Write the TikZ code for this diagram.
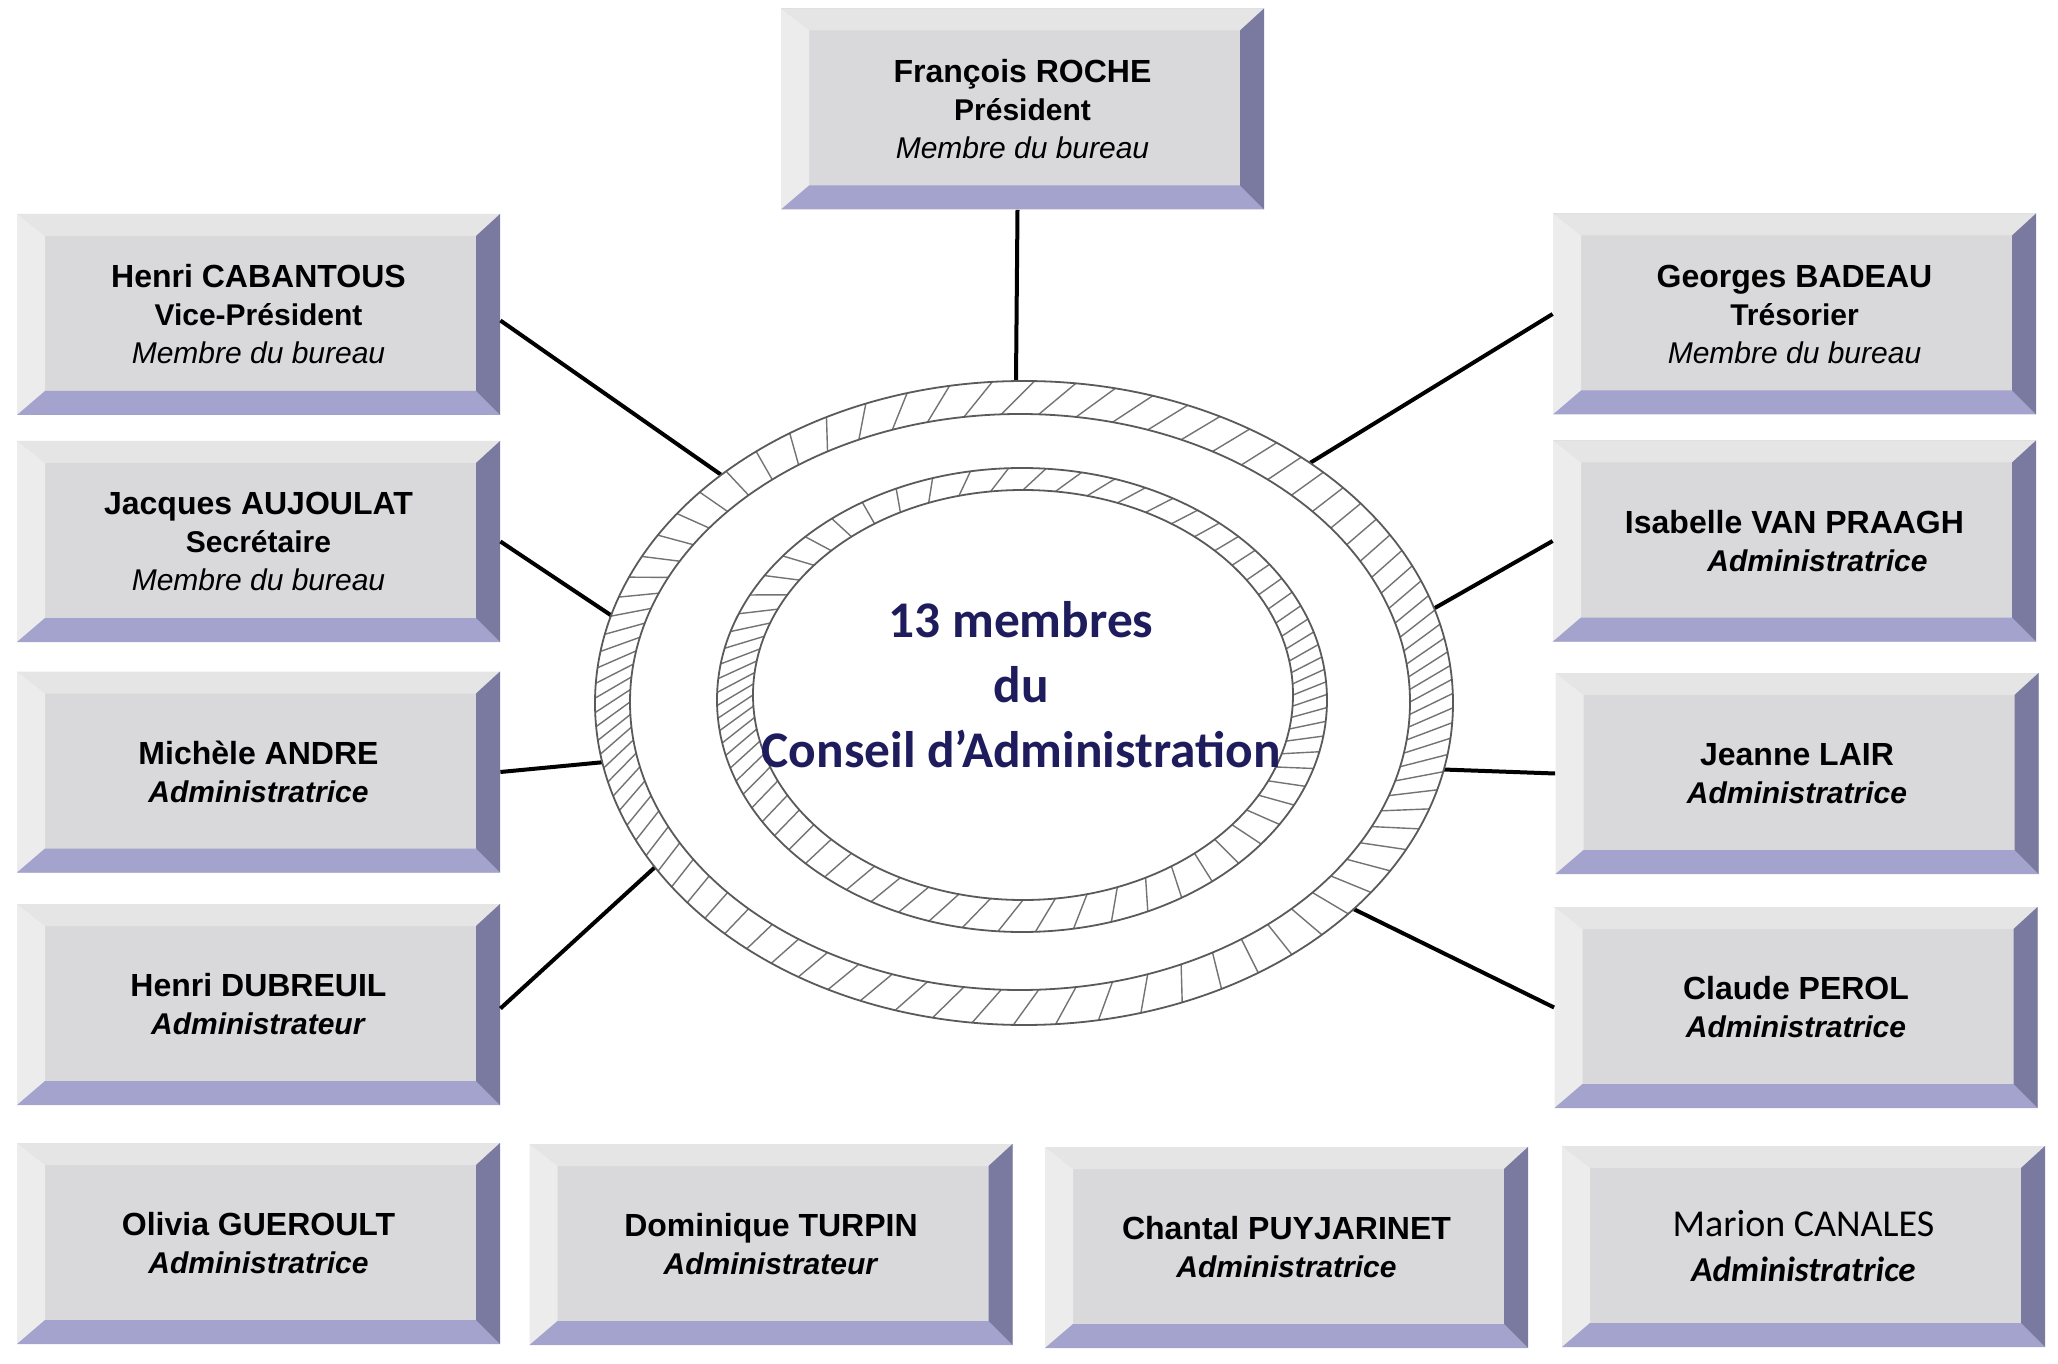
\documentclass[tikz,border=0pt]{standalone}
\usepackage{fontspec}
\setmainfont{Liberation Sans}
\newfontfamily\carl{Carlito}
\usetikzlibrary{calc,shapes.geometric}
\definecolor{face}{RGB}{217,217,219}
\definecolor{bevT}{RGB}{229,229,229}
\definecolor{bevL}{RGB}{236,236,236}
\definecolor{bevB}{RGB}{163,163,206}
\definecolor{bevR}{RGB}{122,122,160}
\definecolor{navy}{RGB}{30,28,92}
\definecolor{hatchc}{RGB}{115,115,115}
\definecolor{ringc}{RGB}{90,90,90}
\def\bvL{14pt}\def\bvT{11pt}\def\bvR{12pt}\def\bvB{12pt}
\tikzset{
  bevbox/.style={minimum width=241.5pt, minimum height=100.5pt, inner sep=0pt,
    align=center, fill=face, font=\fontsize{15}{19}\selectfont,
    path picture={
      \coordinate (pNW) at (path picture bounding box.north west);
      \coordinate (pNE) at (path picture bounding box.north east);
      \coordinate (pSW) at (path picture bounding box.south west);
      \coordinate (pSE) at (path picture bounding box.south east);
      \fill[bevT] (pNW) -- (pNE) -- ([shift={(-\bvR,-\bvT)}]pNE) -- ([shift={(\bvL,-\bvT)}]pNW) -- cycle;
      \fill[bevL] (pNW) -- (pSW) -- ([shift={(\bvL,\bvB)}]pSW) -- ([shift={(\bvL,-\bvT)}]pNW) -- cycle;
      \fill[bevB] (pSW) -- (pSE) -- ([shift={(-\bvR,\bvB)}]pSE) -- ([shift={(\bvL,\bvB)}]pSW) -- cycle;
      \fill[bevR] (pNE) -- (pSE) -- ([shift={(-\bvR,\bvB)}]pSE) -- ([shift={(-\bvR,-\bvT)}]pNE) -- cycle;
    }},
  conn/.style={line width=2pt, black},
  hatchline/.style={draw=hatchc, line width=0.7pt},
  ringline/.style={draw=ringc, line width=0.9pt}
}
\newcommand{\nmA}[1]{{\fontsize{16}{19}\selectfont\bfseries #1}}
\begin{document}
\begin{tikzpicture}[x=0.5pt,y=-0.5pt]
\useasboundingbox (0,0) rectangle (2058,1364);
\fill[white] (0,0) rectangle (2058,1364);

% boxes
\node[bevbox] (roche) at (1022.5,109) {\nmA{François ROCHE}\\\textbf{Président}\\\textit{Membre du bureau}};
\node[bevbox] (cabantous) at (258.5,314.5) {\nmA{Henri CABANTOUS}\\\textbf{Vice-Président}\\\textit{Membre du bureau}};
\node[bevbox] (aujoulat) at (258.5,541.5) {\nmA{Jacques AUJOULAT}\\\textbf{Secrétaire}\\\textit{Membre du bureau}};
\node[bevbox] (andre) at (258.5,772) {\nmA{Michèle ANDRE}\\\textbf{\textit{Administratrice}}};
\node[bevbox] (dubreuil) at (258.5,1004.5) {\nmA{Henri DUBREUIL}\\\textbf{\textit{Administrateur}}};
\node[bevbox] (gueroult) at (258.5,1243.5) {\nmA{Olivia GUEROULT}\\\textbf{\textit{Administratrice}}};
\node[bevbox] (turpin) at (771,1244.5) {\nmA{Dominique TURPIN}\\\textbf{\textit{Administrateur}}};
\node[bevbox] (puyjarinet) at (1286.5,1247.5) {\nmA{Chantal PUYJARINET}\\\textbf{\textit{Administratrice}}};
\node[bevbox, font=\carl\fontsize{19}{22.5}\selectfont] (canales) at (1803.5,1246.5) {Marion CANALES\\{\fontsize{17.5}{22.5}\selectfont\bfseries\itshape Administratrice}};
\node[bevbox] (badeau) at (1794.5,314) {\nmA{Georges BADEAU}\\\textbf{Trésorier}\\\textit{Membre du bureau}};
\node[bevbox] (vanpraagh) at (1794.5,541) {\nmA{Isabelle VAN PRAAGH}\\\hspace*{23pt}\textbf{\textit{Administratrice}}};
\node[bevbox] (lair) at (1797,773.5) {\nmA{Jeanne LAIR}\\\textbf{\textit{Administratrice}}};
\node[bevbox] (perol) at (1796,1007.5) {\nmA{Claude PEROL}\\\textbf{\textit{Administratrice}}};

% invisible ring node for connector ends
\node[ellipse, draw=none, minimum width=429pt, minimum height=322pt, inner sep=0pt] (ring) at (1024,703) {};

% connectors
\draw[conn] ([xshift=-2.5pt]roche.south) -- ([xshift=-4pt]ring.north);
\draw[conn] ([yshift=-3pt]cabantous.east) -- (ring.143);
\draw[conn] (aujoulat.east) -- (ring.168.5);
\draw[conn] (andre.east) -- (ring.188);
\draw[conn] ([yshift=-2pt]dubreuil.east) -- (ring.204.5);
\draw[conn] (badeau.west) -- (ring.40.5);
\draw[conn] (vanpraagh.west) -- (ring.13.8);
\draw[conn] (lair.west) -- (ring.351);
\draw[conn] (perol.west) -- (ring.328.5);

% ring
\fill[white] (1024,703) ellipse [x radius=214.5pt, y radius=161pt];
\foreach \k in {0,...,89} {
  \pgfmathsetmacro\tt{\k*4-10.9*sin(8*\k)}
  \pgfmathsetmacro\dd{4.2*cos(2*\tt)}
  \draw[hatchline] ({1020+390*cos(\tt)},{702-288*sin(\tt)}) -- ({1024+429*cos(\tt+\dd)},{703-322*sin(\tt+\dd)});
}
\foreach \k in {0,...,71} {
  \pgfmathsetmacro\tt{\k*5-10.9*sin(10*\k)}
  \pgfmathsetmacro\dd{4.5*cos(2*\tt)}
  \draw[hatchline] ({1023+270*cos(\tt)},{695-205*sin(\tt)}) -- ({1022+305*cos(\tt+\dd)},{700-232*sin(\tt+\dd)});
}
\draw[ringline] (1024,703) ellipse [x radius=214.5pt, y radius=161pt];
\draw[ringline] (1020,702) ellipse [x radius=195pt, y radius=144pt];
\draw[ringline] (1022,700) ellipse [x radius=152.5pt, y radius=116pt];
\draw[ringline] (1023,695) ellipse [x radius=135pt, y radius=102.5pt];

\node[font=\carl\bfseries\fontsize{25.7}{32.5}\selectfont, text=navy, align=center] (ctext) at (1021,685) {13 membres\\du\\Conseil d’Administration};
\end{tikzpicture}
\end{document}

++++++++++

Task brief: Quote the listing above in full, except for the pictures.

Exercise response:
Write the TikZ code for this diagram.
\documentclass[tikz,border=0pt]{standalone}
\usepackage{fontspec}
\setmainfont{Liberation Sans}
\newfontfamily\carl{Carlito}
\usetikzlibrary{calc,shapes.geometric}
\definecolor{face}{RGB}{217,217,219}
\definecolor{bevT}{RGB}{229,229,229}
\definecolor{bevL}{RGB}{236,236,236}
\definecolor{bevB}{RGB}{163,163,206}
\definecolor{bevR}{RGB}{122,122,160}
\definecolor{navy}{RGB}{30,28,92}
\definecolor{hatchc}{RGB}{115,115,115}
\definecolor{ringc}{RGB}{90,90,90}
\def\bvL{14pt}\def\bvT{11pt}\def\bvR{12pt}\def\bvB{12pt}
\tikzset{
  bevbox/.style={minimum width=241.5pt, minimum height=100.5pt, inner sep=0pt,
    align=center, fill=face, font=\fontsize{15}{19}\selectfont,
    path picture={
      \coordinate (pNW) at (path picture bounding box.north west);
      \coordinate (pNE) at (path picture bounding box.north east);
      \coordinate (pSW) at (path picture bounding box.south west);
      \coordinate (pSE) at (path picture bounding box.south east);
      \fill[bevT] (pNW) -- (pNE) -- ([shift={(-\bvR,-\bvT)}]pNE) -- ([shift={(\bvL,-\bvT)}]pNW) -- cycle;
      \fill[bevL] (pNW) -- (pSW) -- ([shift={(\bvL,\bvB)}]pSW) -- ([shift={(\bvL,-\bvT)}]pNW) -- cycle;
      \fill[bevB] (pSW) -- (pSE) -- ([shift={(-\bvR,\bvB)}]pSE) -- ([shift={(\bvL,\bvB)}]pSW) -- cycle;
      \fill[bevR] (pNE) -- (pSE) -- ([shift={(-\bvR,\bvB)}]pSE) -- ([shift={(-\bvR,-\bvT)}]pNE) -- cycle;
    }},
  conn/.style={line width=2pt, black},
  hatchline/.style={draw=hatchc, line width=0.7pt},
  ringline/.style={draw=ringc, line width=0.9pt}
}
\newcommand{\nmA}[1]{{\fontsize{16}{19}\selectfont\bfseries #1}}
\begin{document}
\begin{tikzpicture}[x=0.5pt,y=-0.5pt]
\useasboundingbox (0,0) rectangle (2058,1364);
\fill[white] (0,0) rectangle (2058,1364);

% boxes
\node[bevbox] (roche) at (1022.5,109) {\nmA{François ROCHE}\\\textbf{Président}\\\textit{Membre du bureau}};
\node[bevbox] (cabantous) at (258.5,314.5) {\nmA{Henri CABANTOUS}\\\textbf{Vice-Président}\\\textit{Membre du bureau}};
\node[bevbox] (aujoulat) at (258.5,541.5) {\nmA{Jacques AUJOULAT}\\\textbf{Secrétaire}\\\textit{Membre du bureau}};
\node[bevbox] (andre) at (258.5,772) {\nmA{Michèle ANDRE}\\\textbf{\textit{Administratrice}}};
\node[bevbox] (dubreuil) at (258.5,1004.5) {\nmA{Henri DUBREUIL}\\\textbf{\textit{Administrateur}}};
\node[bevbox] (gueroult) at (258.5,1243.5) {\nmA{Olivia GUEROULT}\\\textbf{\textit{Administratrice}}};
\node[bevbox] (turpin) at (771,1244.5) {\nmA{Dominique TURPIN}\\\textbf{\textit{Administrateur}}};
\node[bevbox] (puyjarinet) at (1286.5,1247.5) {\nmA{Chantal PUYJARINET}\\\textbf{\textit{Administratrice}}};
\node[bevbox, font=\carl\fontsize{19}{22.5}\selectfont] (canales) at (1803.5,1246.5) {Marion CANALES\\{\fontsize{17.5}{22.5}\selectfont\bfseries\itshape Administratrice}};
\node[bevbox] (badeau) at (1794.5,314) {\nmA{Georges BADEAU}\\\textbf{Trésorier}\\\textit{Membre du bureau}};
\node[bevbox] (vanpraagh) at (1794.5,541) {\nmA{Isabelle VAN PRAAGH}\\\hspace*{23pt}\textbf{\textit{Administratrice}}};
\node[bevbox] (lair) at (1797,773.5) {\nmA{Jeanne LAIR}\\\textbf{\textit{Administratrice}}};
\node[bevbox] (perol) at (1796,1007.5) {\nmA{Claude PEROL}\\\textbf{\textit{Administratrice}}};

% invisible ring node for connector ends
\node[ellipse, draw=none, minimum width=429pt, minimum height=322pt, inner sep=0pt] (ring) at (1024,703) {};

% connectors
\draw[conn] ([xshift=-2.5pt]roche.south) -- ([xshift=-4pt]ring.north);
\draw[conn] ([yshift=-3pt]cabantous.east) -- (ring.143);
\draw[conn] (aujoulat.east) -- (ring.168.5);
\draw[conn] (andre.east) -- (ring.188);
\draw[conn] ([yshift=-2pt]dubreuil.east) -- (ring.204.5);
\draw[conn] (badeau.west) -- (ring.40.5);
\draw[conn] (vanpraagh.west) -- (ring.13.8);
\draw[conn] (lair.west) -- (ring.351);
\draw[conn] (perol.west) -- (ring.328.5);

% ring
\fill[white] (1024,703) ellipse [x radius=214.5pt, y radius=161pt];
\foreach \k in {0,...,89} {
  \pgfmathsetmacro\tt{\k*4-10.9*sin(8*\k)}
  \pgfmathsetmacro\dd{4.2*cos(2*\tt)}
  \draw[hatchline] ({1020+390*cos(\tt)},{702-288*sin(\tt)}) -- ({1024+429*cos(\tt+\dd)},{703-322*sin(\tt+\dd)});
}
\foreach \k in {0,...,71} {
  \pgfmathsetmacro\tt{\k*5-10.9*sin(10*\k)}
  \pgfmathsetmacro\dd{4.5*cos(2*\tt)}
  \draw[hatchline] ({1023+270*cos(\tt)},{695-205*sin(\tt)}) -- ({1022+305*cos(\tt+\dd)},{700-232*sin(\tt+\dd)});
}
\draw[ringline] (1024,703) ellipse [x radius=214.5pt, y radius=161pt];
\draw[ringline] (1020,702) ellipse [x radius=195pt, y radius=144pt];
\draw[ringline] (1022,700) ellipse [x radius=152.5pt, y radius=116pt];
\draw[ringline] (1023,695) ellipse [x radius=135pt, y radius=102.5pt];

\node[font=\carl\bfseries\fontsize{25.7}{32.5}\selectfont, text=navy, align=center] (ctext) at (1021,685) {13 membres\\du\\Conseil d’Administration};
\end{tikzpicture}
\end{document}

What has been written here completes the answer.